====== Data
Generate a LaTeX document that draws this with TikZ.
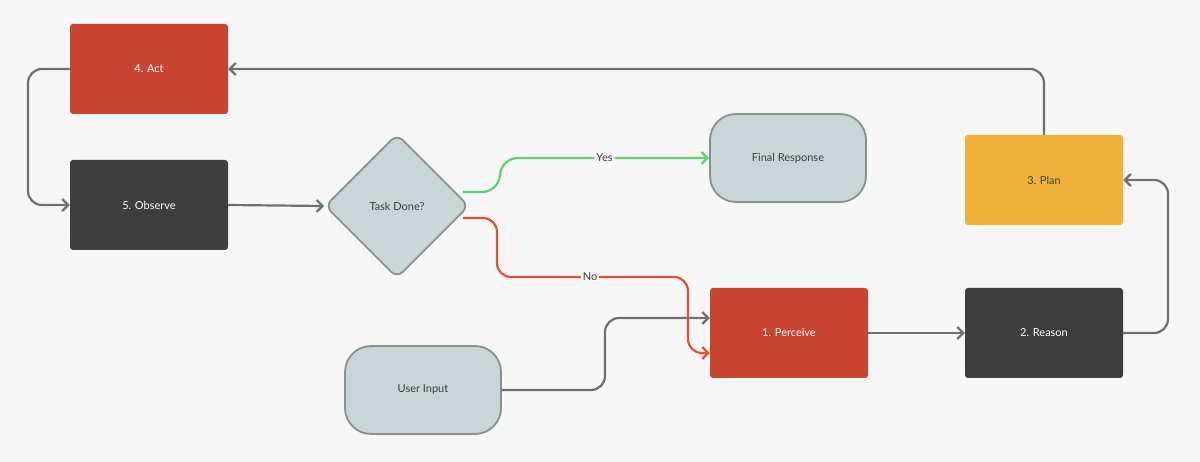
\documentclass[tikz,border=0pt]{standalone}
\usepackage{fontspec}
\setmainfont{Lato}
\usetikzlibrary{shapes.geometric,arrows.meta}
\definecolor{bg}{HTML}{F7F7F7}
\definecolor{red1}{HTML}{C94431}
\definecolor{dark1}{HTML}{3B3F3F}
\definecolor{orange1}{HTML}{F2B13A}
\definecolor{light1}{HTML}{C8D6D8}
\definecolor{edge1}{HTML}{8A9090}
\definecolor{ln}{HTML}{707070}
\definecolor{grn}{HTML}{5DD36A}
\definecolor{nored}{HTML}{E8502F}
\begin{document}
\begin{tikzpicture}[x=1pt,y=-1pt,font=\fontsize{11}{13}\selectfont,
 box/.style={rectangle,rounded corners=3pt,minimum width=158pt,minimum height=90pt,inner sep=0pt},
 rbox/.style={box,fill=red1,text=white},
 dbox/.style={box,fill=dark1,text=white},
 obox/.style={box,fill=orange1,text=dark1},
 lbox/.style={rectangle,rounded corners=26pt,minimum width=156pt,minimum height=88pt,fill=light1,draw=edge1,line width=1.8pt,text=dark1},
 dia/.style={diamond,aspect=1,minimum size=144pt,inner sep=0pt,fill=light1,draw=edge1,line width=1.8pt,rounded corners=8pt,text=dark1},
 conn/.style={draw=ln,line width=2.2pt,rounded corners=14pt,-{Straight Barb[length=6pt,width=12pt]}},
 lab/.style={fill=bg,inner sep=2pt,text=dark1}]
\fill[bg] (0,0) rectangle (1200,462);
\node[rbox] (act) at (149,69) {4. Act};
\node[dbox] (obs) at (149,205) {5. Observe};
\node[dia] (task) at (397,206) {Task Done?};
\node[lbox] (final) at (788,158) {Final Response};
\node[obox] (plan) at (1044,180) {3. Plan};
\node[rbox] (perc) at (789,333) {1. Perceive};
\node[dbox] (reas) at (1044,333) {2. Reason};
\node[lbox] (user) at (423,390) {User Input};
\coordinate (yes0) at (463,192);
\coordinate (no0) at (463,218);
\draw[conn] (plan.north) |- (act.east);
\draw[conn] (act.west) -- (28,69) |- (obs.west);
\draw[conn] (obs.east) -- (task.west);
\draw[conn,draw=grn,rounded corners=18pt] (yes0) -- (500,192) |- (final.west) node[lab,pos=0.75] {Yes};
\draw[conn,draw=nored] (no0) -- (497,218) |- (688,277) |- ([yshift=-20pt]perc.west);
\node[lab] at (590,277) {No};
\draw[conn] (user.east) -- (605,390) |- ([yshift=15pt]perc.west);
\draw[conn] (perc.east) -- (reas.west);
\draw[conn] (reas.east) -- (1168,333) |- (plan.east);
\end{tikzpicture}
\end{document}
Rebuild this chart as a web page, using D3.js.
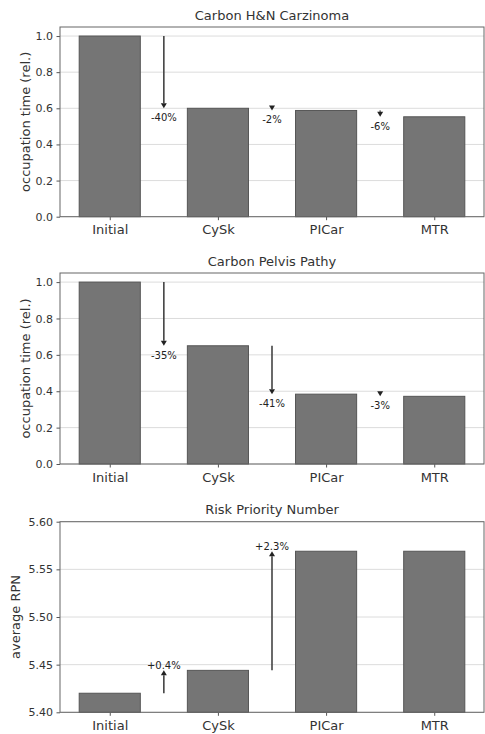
<!DOCTYPE html>
<html><head><meta charset="utf-8">
<script src="https://cdn.jsdelivr.net/npm/d3@7"></script>
<style>body{margin:0;background:#fff}svg{display:block;font-family:"DejaVu Sans",sans-serif}</style>
</head><body>
<script>
const categories = ["Initial","CySk","PICar","MTR"];
const hnValues = [1.0, 0.60, 0.588, 0.553];
const hnLabels = ["-40%","-2%","-6%"];
const pelvisValues = [1.0, 0.65, 0.384, 0.372];
const pelvisLabels = ["-35%","-41%","-3%"];
const rpnValues = [5.42, 5.444, 5.569, 5.569];
const rpnLabels = ["+0.4%","+2.3%", null];
const occTicks = [0.0,0.2,0.4,0.6,0.8,1.0];
const rpnTicks = [5.40,5.45,5.50,5.55,5.60];
const titles = ["Carbon H&N Carzinoma","Carbon Pelvis Pathy","Risk Priority Number"];

const W=485,H=734;
const svg=d3.select("body").append("svg").attr("width",W).attr("height",H);

const panels=[
 {title:titles[0],values:hnValues,labels:hnLabels,ticks:occTicks,domain:[0,1.05],top:27,bottom:216.7,ylabel:"occupation time (rel.)",ylx:25,fmt:d3.format(".1f")},
 {title:titles[1],values:pelvisValues,labels:pelvisLabels,ticks:occTicks,domain:[0,1.05],top:273,bottom:464,ylabel:"occupation time (rel.)",ylx:25,fmt:d3.format(".1f")},
 {title:titles[2],values:rpnValues,labels:rpnLabels,ticks:rpnTicks,domain:[5.40,5.60],top:521.7,bottom:712.3,ylabel:"average RPN",ylx:15,fmt:d3.format(".2f")}
];
const left=60,right=484,barW=0.565;
const x=d3.scaleLinear().domain([-0.46,3.46]).range([left,right]);

panels.forEach(p=>{
  const g=svg.append("g");
  const y=d3.scaleLinear().domain(p.domain).range([p.bottom,p.top]);
  g.selectAll(".grid").data(p.ticks).join("line")
   .attr("x1",left).attr("x2",right).attr("y1",d=>y(d)).attr("y2",d=>y(d))
   .attr("stroke","#dcdcdc").attr("stroke-width",1);
  g.selectAll(".bar").data(p.values).join("rect")
   .attr("x",(d,i)=>x(i-barW/2)).attr("width",x(barW)-x(0))
   .attr("y",d=>y(d)).attr("height",d=>p.bottom-y(d))
   .attr("fill","#757575").attr("stroke","#555").attr("stroke-width",1);
  const ya=d3.axisLeft(y).tickValues(p.ticks).tickFormat(p.fmt).tickSize(3.5).tickPadding(3.5);
  const yg=g.append("g").attr("transform",`translate(${left},0)`).call(ya);
  const xa=d3.axisBottom(x).tickValues([0,1,2,3]).tickFormat(i=>categories[i]).tickSize(3.5).tickPadding(5);
  const xg=g.append("g").attr("transform",`translate(0,${p.bottom})`).call(xa);
  [yg,xg].forEach(a=>{a.select(".domain").remove();a.selectAll("line").attr("stroke","#555");a.selectAll("text").attr("fill","#333").style("font-family","DejaVu Sans");});
  yg.selectAll("text").attr("font-size",11);
  xg.selectAll("text").attr("font-size",13);
  g.append("rect").attr("x",left).attr("y",p.top).attr("width",right-left).attr("height",p.bottom-p.top)
   .attr("fill","none").attr("stroke","#666").attr("stroke-width",1);
  g.append("text").attr("x",(left+right)/2).attr("y",p.top-7.5).attr("text-anchor","middle")
   .attr("font-size",13).attr("fill","#333").text(p.title);
  g.append("text").attr("transform",`translate(${p.ylx},${(p.top+p.bottom)/2}) rotate(-90)`)
   .attr("text-anchor","middle").attr("dy","0.35em").attr("font-size",13).attr("fill","#333").text(p.ylabel);
  p.labels.forEach((lab,i)=>{
    if(lab===null) return;
    const ax=x(i+0.5), y0=y(p.values[i]), y1=y(p.values[i+1]);
    const dir = y1>y0 ? 1 : -1;
    const hl=5, hw=3;
    const base=y1-dir*hl;
    if((base-y0)*dir>0){
      g.append("line").attr("x1",ax).attr("x2",ax).attr("y1",y0).attr("y2",base)
       .attr("stroke","#444").attr("stroke-width",1.6);
    }
    g.append("path").attr("d",`M${ax-hw},${base}L${ax+hw},${base}L${ax},${y1}Z`).attr("fill","#222");
    g.append("text").attr("x",ax).attr("y",dir>0?y1+13:y1-1).attr("text-anchor","middle")
     .attr("font-size",10).attr("fill","#222").text(lab);
  });
});
</script>
</body></html>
============
Work to complete — The data should be printed again unchanged; leave its pictures out.

Output of the task —
Generate a LaTeX document that draws this with TikZ.
\documentclass[tikz,border=0pt]{standalone}
\usepackage{fontspec}
\setmainfont{Lato}
\usetikzlibrary{shapes.geometric,arrows.meta}
\definecolor{bg}{HTML}{F7F7F7}
\definecolor{red1}{HTML}{C94431}
\definecolor{dark1}{HTML}{3B3F3F}
\definecolor{orange1}{HTML}{F2B13A}
\definecolor{light1}{HTML}{C8D6D8}
\definecolor{edge1}{HTML}{8A9090}
\definecolor{ln}{HTML}{707070}
\definecolor{grn}{HTML}{5DD36A}
\definecolor{nored}{HTML}{E8502F}
\begin{document}
\begin{tikzpicture}[x=1pt,y=-1pt,font=\fontsize{11}{13}\selectfont,
 box/.style={rectangle,rounded corners=3pt,minimum width=158pt,minimum height=90pt,inner sep=0pt},
 rbox/.style={box,fill=red1,text=white},
 dbox/.style={box,fill=dark1,text=white},
 obox/.style={box,fill=orange1,text=dark1},
 lbox/.style={rectangle,rounded corners=26pt,minimum width=156pt,minimum height=88pt,fill=light1,draw=edge1,line width=1.8pt,text=dark1},
 dia/.style={diamond,aspect=1,minimum size=144pt,inner sep=0pt,fill=light1,draw=edge1,line width=1.8pt,rounded corners=8pt,text=dark1},
 conn/.style={draw=ln,line width=2.2pt,rounded corners=14pt,-{Straight Barb[length=6pt,width=12pt]}},
 lab/.style={fill=bg,inner sep=2pt,text=dark1}]
\fill[bg] (0,0) rectangle (1200,462);
\node[rbox] (act) at (149,69) {4. Act};
\node[dbox] (obs) at (149,205) {5. Observe};
\node[dia] (task) at (397,206) {Task Done?};
\node[lbox] (final) at (788,158) {Final Response};
\node[obox] (plan) at (1044,180) {3. Plan};
\node[rbox] (perc) at (789,333) {1. Perceive};
\node[dbox] (reas) at (1044,333) {2. Reason};
\node[lbox] (user) at (423,390) {User Input};
\coordinate (yes0) at (463,192);
\coordinate (no0) at (463,218);
\draw[conn] (plan.north) |- (act.east);
\draw[conn] (act.west) -- (28,69) |- (obs.west);
\draw[conn] (obs.east) -- (task.west);
\draw[conn,draw=grn,rounded corners=18pt] (yes0) -- (500,192) |- (final.west) node[lab,pos=0.75] {Yes};
\draw[conn,draw=nored] (no0) -- (497,218) |- (688,277) |- ([yshift=-20pt]perc.west);
\node[lab] at (590,277) {No};
\draw[conn] (user.east) -- (605,390) |- ([yshift=15pt]perc.west);
\draw[conn] (perc.east) -- (reas.west);
\draw[conn] (reas.east) -- (1168,333) |- (plan.east);
\end{tikzpicture}
\end{document}
Rebuild this chart as a web page, using D3.js.
<!DOCTYPE html>
<html><head><meta charset="utf-8">
<script src="https://cdn.jsdelivr.net/npm/d3@7"></script>
<style>body{margin:0;background:#fff}svg{display:block;font-family:"DejaVu Sans",sans-serif}</style>
</head><body>
<script>
const categories = ["Initial","CySk","PICar","MTR"];
const hnValues = [1.0, 0.60, 0.588, 0.553];
const hnLabels = ["-40%","-2%","-6%"];
const pelvisValues = [1.0, 0.65, 0.384, 0.372];
const pelvisLabels = ["-35%","-41%","-3%"];
const rpnValues = [5.42, 5.444, 5.569, 5.569];
const rpnLabels = ["+0.4%","+2.3%", null];
const occTicks = [0.0,0.2,0.4,0.6,0.8,1.0];
const rpnTicks = [5.40,5.45,5.50,5.55,5.60];
const titles = ["Carbon H&N Carzinoma","Carbon Pelvis Pathy","Risk Priority Number"];

const W=485,H=734;
const svg=d3.select("body").append("svg").attr("width",W).attr("height",H);

const panels=[
 {title:titles[0],values:hnValues,labels:hnLabels,ticks:occTicks,domain:[0,1.05],top:27,bottom:216.7,ylabel:"occupation time (rel.)",ylx:25,fmt:d3.format(".1f")},
 {title:titles[1],values:pelvisValues,labels:pelvisLabels,ticks:occTicks,domain:[0,1.05],top:273,bottom:464,ylabel:"occupation time (rel.)",ylx:25,fmt:d3.format(".1f")},
 {title:titles[2],values:rpnValues,labels:rpnLabels,ticks:rpnTicks,domain:[5.40,5.60],top:521.7,bottom:712.3,ylabel:"average RPN",ylx:15,fmt:d3.format(".2f")}
];
const left=60,right=484,barW=0.565;
const x=d3.scaleLinear().domain([-0.46,3.46]).range([left,right]);

panels.forEach(p=>{
  const g=svg.append("g");
  const y=d3.scaleLinear().domain(p.domain).range([p.bottom,p.top]);
  g.selectAll(".grid").data(p.ticks).join("line")
   .attr("x1",left).attr("x2",right).attr("y1",d=>y(d)).attr("y2",d=>y(d))
   .attr("stroke","#dcdcdc").attr("stroke-width",1);
  g.selectAll(".bar").data(p.values).join("rect")
   .attr("x",(d,i)=>x(i-barW/2)).attr("width",x(barW)-x(0))
   .attr("y",d=>y(d)).attr("height",d=>p.bottom-y(d))
   .attr("fill","#757575").attr("stroke","#555").attr("stroke-width",1);
  const ya=d3.axisLeft(y).tickValues(p.ticks).tickFormat(p.fmt).tickSize(3.5).tickPadding(3.5);
  const yg=g.append("g").attr("transform",`translate(${left},0)`).call(ya);
  const xa=d3.axisBottom(x).tickValues([0,1,2,3]).tickFormat(i=>categories[i]).tickSize(3.5).tickPadding(5);
  const xg=g.append("g").attr("transform",`translate(0,${p.bottom})`).call(xa);
  [yg,xg].forEach(a=>{a.select(".domain").remove();a.selectAll("line").attr("stroke","#555");a.selectAll("text").attr("fill","#333").style("font-family","DejaVu Sans");});
  yg.selectAll("text").attr("font-size",11);
  xg.selectAll("text").attr("font-size",13);
  g.append("rect").attr("x",left).attr("y",p.top).attr("width",right-left).attr("height",p.bottom-p.top)
   .attr("fill","none").attr("stroke","#666").attr("stroke-width",1);
  g.append("text").attr("x",(left+right)/2).attr("y",p.top-7.5).attr("text-anchor","middle")
   .attr("font-size",13).attr("fill","#333").text(p.title);
  g.append("text").attr("transform",`translate(${p.ylx},${(p.top+p.bottom)/2}) rotate(-90)`)
   .attr("text-anchor","middle").attr("dy","0.35em").attr("font-size",13).attr("fill","#333").text(p.ylabel);
  p.labels.forEach((lab,i)=>{
    if(lab===null) return;
    const ax=x(i+0.5), y0=y(p.values[i]), y1=y(p.values[i+1]);
    const dir = y1>y0 ? 1 : -1;
    const hl=5, hw=3;
    const base=y1-dir*hl;
    if((base-y0)*dir>0){
      g.append("line").attr("x1",ax).attr("x2",ax).attr("y1",y0).attr("y2",base)
       .attr("stroke","#444").attr("stroke-width",1.6);
    }
    g.append("path").attr("d",`M${ax-hw},${base}L${ax+hw},${base}L${ax},${y1}Z`).attr("fill","#222");
    g.append("text").attr("x",ax).attr("y",dir>0?y1+13:y1-1).attr("text-anchor","middle")
     .attr("font-size",10).attr("fill","#222").text(lab);
  });
});
</script>
</body></html>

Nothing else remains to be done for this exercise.